The Personal Property Securities Act 2009 (Cth) (“PPSA”) was enacted and came into force in 2012. A government review in March 2015 found that many businesses were unaware of its impact and effects.
The commonly held – but dangerous – view is that businesses do not have to register their interest in leased goods on the Personal Properties Securities Register (“PPSR”). That view stems from a section of the Act which provides that if a lessor is not “regularly engaged in the business of leasing goods” the PPSA will not apply to the lease and registration is not necessary.
There is nothing preventing a goods lease being registered on the PPSR – the Act specifically provides for it. The issue is what happens if a lease is not registered but should have been, and the lessee, who has possession of the goods the subject of the lease, goes into liquidation, bankruptcy or administration.
Section 237 of the PPSA specifically provides that in the event of insolvency of the lessee, the interest held by the lessor will vest in the lessee, essentially resulting in the loss of goods by the lessor.
That is exactly what happened to General Electric (“GE”) (a large international leasing company) when its client Forge Group Power Ltd (“Forge”) went into liquidation.
The recent decision in Forge Group Power Ltd (In Liq) v General Electric  NSWSC 52 is a real wake up call.
GE leased four mobile gas turbine generators (purportedly valued in excess of $50 million) to Forge each for a term of more than a year. GE failed to register the leases on the PPSR. When Forge went into liquidation, Forge claimed the turbines under s.237 of the PPSA.
GE conceded that it regularly engaged in the business of leasing goods internationally, but it argued it did not do so in Australia because it sold its power generation rental business after entering into the leases with Forge.
The Court found that despite the sale of the rental business, GE was regularly engaged in the business of leasing goods for the purposes of the PPSA. Not only did international leasing activity count, but GE was regularly engaged in the business of leasing in Australia at the time it entered into the leases with Forge. It was irrelevant that GE subsequently sold the rental business.
The impact of the Court’s decision is that a lessor will be held to be regularly engaged in the business of leasing provided leasing is part of its business, even if only a very small part. It is not the frequency of entering leases that matters, but whether leasing is a part of the lessor’s business. Arguably if even one lease contributes to business profit (and the business is prepared to enter into other leases), the business could be engaged in the business of leasing.

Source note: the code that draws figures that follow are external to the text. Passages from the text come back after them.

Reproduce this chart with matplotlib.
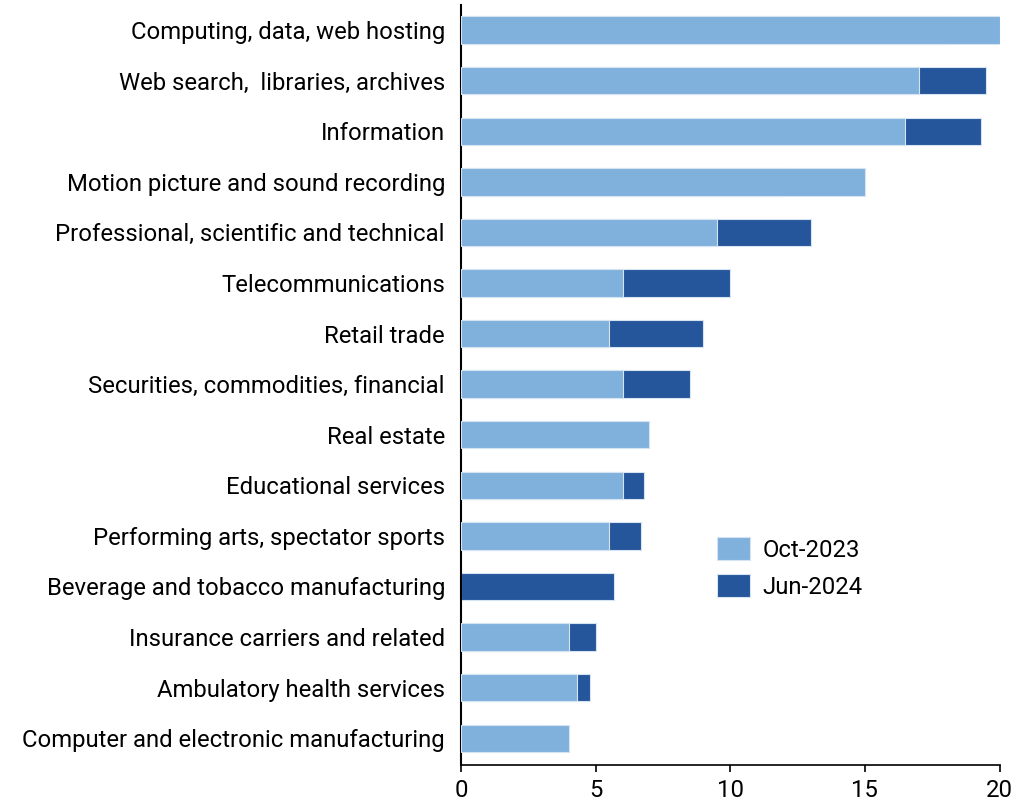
import numpy as np
import matplotlib
matplotlib.use("Agg")
import matplotlib.pyplot as plt

plt.rcParams['font.family'] = ['Roboto', 'DejaVu Sans']

categories = [
    "Computing, data, web hosting",
    "Web search,  libraries, archives",
    "Information",
    "Motion picture and sound recording",
    "Professional, scientific and technical",
    "Telecommunications",
    "Retail trade",
    "Securities, commodities, financial",
    "Real estate",
    "Educational services",
    "Performing arts, spectator sports",
    "Beverage and tobacco manufacturing",
    "Insurance carriers and related",
    "Ambulatory health services",
    "Computer and electronic manufacturing",
]
oct_2023 = [20.0, 17.0, 16.5, 15.0, 9.5, 6.0, 5.5, 6.0, 7.0, 6.0, 5.5, 0.0, 4.0, 4.3, 4.0]
jun_2024 = [18.0, 19.5, 19.3, 12.0, 13.0, 10.0, 9.0, 8.5, 5.0, 6.8, 6.7, 5.7, 5.0, 4.8, 3.0]
xticks = [0, 5, 10, 15, 20]

light = "#80B1DC"
dark = "#25569B"
fs = 17.2

fig = plt.figure(figsize=(10.22, 8.05), dpi=100)
ax = fig.add_axes([0.451, 0.0497, 0.527, 0.9443])

y = np.arange(len(categories))
h = 0.54
# later value drawn first, earlier value laid over it
ax.barh(y, jun_2024, height=h, color=dark, edgecolor="#D6E4F2", linewidth=0.8,
        label="Jun-2024", zorder=2)
oct_w = np.array(oct_2023, dtype=float)
oct_w[oct_w == 0] = np.nan
ax.barh(y, oct_w, height=h, color=light, edgecolor="#D6E4F2", linewidth=0.8,
        label="Oct-2023", zorder=3)

ax.set_yticks(y)
ax.set_yticklabels(categories, fontsize=fs)
ax.set_ylim(14.53, -0.5)
ax.set_xlim(0, 20)
ax.set_xticks(xticks)
ax.set_xticklabels([str(t) for t in xticks], fontsize=fs)

ax.tick_params(axis="y", length=0, pad=11.5)
ax.tick_params(axis="x", length=5, width=1.2, pad=5, direction="out")

for s in ["top", "right"]:
    ax.spines[s].set_visible(False)
ax.spines["left"].set_linewidth(1.5)
ax.spines["bottom"].set_linewidth(1.2)

handles, labels = ax.get_legend_handles_labels()
leg = ax.legend(handles[::-1], labels[::-1], frameon=False, fontsize=fs,
                loc="upper left", bbox_to_anchor=(0.436, 0.328),
                handlelength=1.38, handleheight=1.1, labelspacing=0.52,
                handletextpad=0.5)

fig.savefig("out.png", dpi=100)
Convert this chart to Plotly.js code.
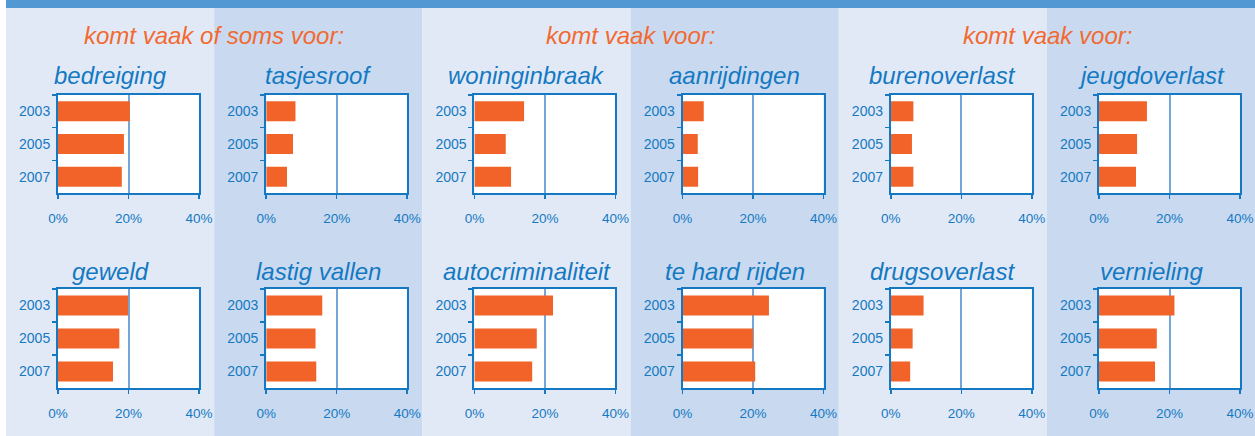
<!DOCTYPE html>
<html>
<head>
<meta charset="utf-8">
<script src="https://cdn.plot.ly/plotly-3.0.1.min.js"></script>
<style>html,body{margin:0;padding:0;background:#fff;}#chart{width:1255px;height:436px;}</style>
</head>
<body>
<div id="chart"></div>
<script>
const years = ['2003', '2005', '2007'];
const xTickVals = [0, 20, 40];
const xTickText = ['0%', '20%', '40%'];
const groupTitles = ['komt vaak of soms voor:', 'komt vaak voor:', 'komt vaak voor:'];
const panelTitles = ['bedreiging', 'tasjesroof', 'woninginbraak', 'aanrijdingen', 'burenoverlast', 'jeugdoverlast',
                     'geweld', 'lastig vallen', 'autocriminaliteit', 'te hard rijden', 'drugsoverlast', 'vernieling'];
const bedreiging = [20.4, 18.7, 18.1];
const tasjesroof = [8.3, 7.6, 5.9];
const woninginbraak = [14.1, 8.9, 10.4];
const aanrijdingen = [6.0, 4.3, 4.4];
const burenoverlast = [6.4, 6.0, 6.4];
const jeugdoverlast = [13.6, 10.8, 10.5];
const geweld = [19.9, 17.4, 15.6];
const lastigVallen = [15.9, 14.0, 14.2];
const autocriminaliteit = [22.3, 17.7, 16.4];
const teHardRijden = [24.5, 20.0, 20.6];
const drugsoverlast = [9.3, 6.2, 5.5];
const vernieling = [21.4, 16.4, 15.9];
const seriesValues = [bedreiging, tasjesroof, woninginbraak, aanrijdingen, burenoverlast, jeugdoverlast,
                      geweld, lastigVallen, autocriminaliteit, teHardRijden, drugsoverlast, vernieling];

const W = 1255, H = 436;
const BLUE = '#1479c2', ORANGE = '#f26329';
const FONT = 'Liberation Sans, Arial, sans-serif';
const colLeft = 6, colW = 208.2;
const plotOffset = 52, plotW = 141;
const rowTop = [95, 289], rowBot = [193, 388];
const titleY = [75, 271];

const data = [];
const layout = {
  width: W, height: H,
  margin: {l: 0, r: 0, t: 0, b: 0},
  paper_bgcolor: '#ffffff', plot_bgcolor: '#ffffff',
  showlegend: false,
  bargap: 0.39,
  shapes: [], annotations: []
};

// background columns
for (let c = 0; c < 6; c++) {
  const x0 = colLeft + c * colW, x1 = (c === 5) ? W : colLeft + (c + 1) * colW;
  layout.shapes.push({type: 'rect', xref: 'paper', yref: 'paper', layer: 'below',
    x0: x0 / W, x1: x1 / W, y0: 0, y1: 1, line: {width: 0},
    fillcolor: c % 2 === 0 ? '#e2e9f6' : '#c9daf0'});
}
layout.shapes.push({type: 'rect', xref: 'paper', yref: 'paper', layer: 'below',
  x0: colLeft / W, x1: 1, y0: 1 - 8 / H, y1: 1, line: {width: 0}, fillcolor: '#5298d2'});

// group titles
for (let g = 0; g < 3; g++) {
  const cx = colLeft + (2 * g + 1) * colW;
  layout.annotations.push({text: groupTitles[g], xref: 'paper', yref: 'paper',
    x: cx / W, y: 1 - 35.5 / H, xanchor: 'center', yanchor: 'middle', showarrow: false,
    font: {family: FONT, size: 24, color: '#f26a30', style: 'italic'}});
}

for (let i = 0; i < 12; i++) {
  const r = Math.floor(i / 6), c = i % 6;
  const n = i + 1;
  const sx = (n === 1 ? '' : String(n));
  const xl = colLeft + c * colW + plotOffset;
  data.push({type: 'bar', orientation: 'h', x: seriesValues[i], y: years,
    xaxis: 'x' + sx, yaxis: 'y' + sx,
    marker: {color: ORANGE, line: {width: 0}}, hoverinfo: 'skip'});
  layout['xaxis' + sx] = {domain: [xl / W, (xl + plotW) / W], range: [0, 40], anchor: 'y' + sx,
    tickmode: 'array', tickvals: xTickVals, ticktext: xTickText,
    ticks: 'outside', ticklen: 4, tickwidth: 1.5, tickcolor: BLUE,
    showline: true, linecolor: BLUE, linewidth: 2, mirror: true,
    showgrid: true, gridcolor: '#76a6d8', gridwidth: 2, zeroline: false,
    ticklabelstandoff: 8, tickfont: {family: FONT, size: 13.5, color: BLUE}, fixedrange: true};
  layout['yaxis' + sx] = {domain: [1 - rowBot[r] / H, 1 - rowTop[r] / H], anchor: 'x' + sx,
    type: 'category', categoryorder: 'array', categoryarray: years, autorange: 'reversed',
    tickson: 'boundaries', ticks: 'outside', ticklen: 4, tickwidth: 1.5, tickcolor: BLUE,
    showline: true, linecolor: BLUE, linewidth: 2, mirror: true, showgrid: false, zeroline: false,
    ticklabelstandoff: 3, tickfont: {family: FONT, size: 14, color: BLUE}, fixedrange: true};
  // white plot area, drawn under gridlines and bars
  layout.shapes.push({type: 'rect', xref: 'x' + sx + ' domain', yref: 'y' + sx + ' domain', layer: 'below',
    x0: 0, x1: 1, y0: 0, y1: 1, line: {width: 0}, fillcolor: '#ffffff'});
  layout.annotations.push({text: panelTitles[i], xref: 'paper', yref: 'paper',
    x: (colLeft + (c + 0.5) * colW) / W, y: 1 - titleY[r] / H, xanchor: 'center', yanchor: 'middle',
    showarrow: false, font: {family: FONT, size: 24, color: BLUE, style: 'italic'}});
}

Plotly.newPlot('chart', data, layout, {staticPlot: true, displayModeBar: false});
</script>
</body>
</html>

In fact, the Court proposed that a person can be regularly engaged in the business of leasing without entering into a single lease if, for example, a person acquired significant capital equipment and advertised its ability and willingness to lease it.
The business lesson to be learnt from the Forge Decision is that businesses which enter into an occasional lease of goods cannot safely rely on the “regularly engaged in business” exclusion. Any lease of goods as part of one’s business is likely to constitute “regularly engaged in the business of leasing goods” and, therefore, should be registered on the PPSR.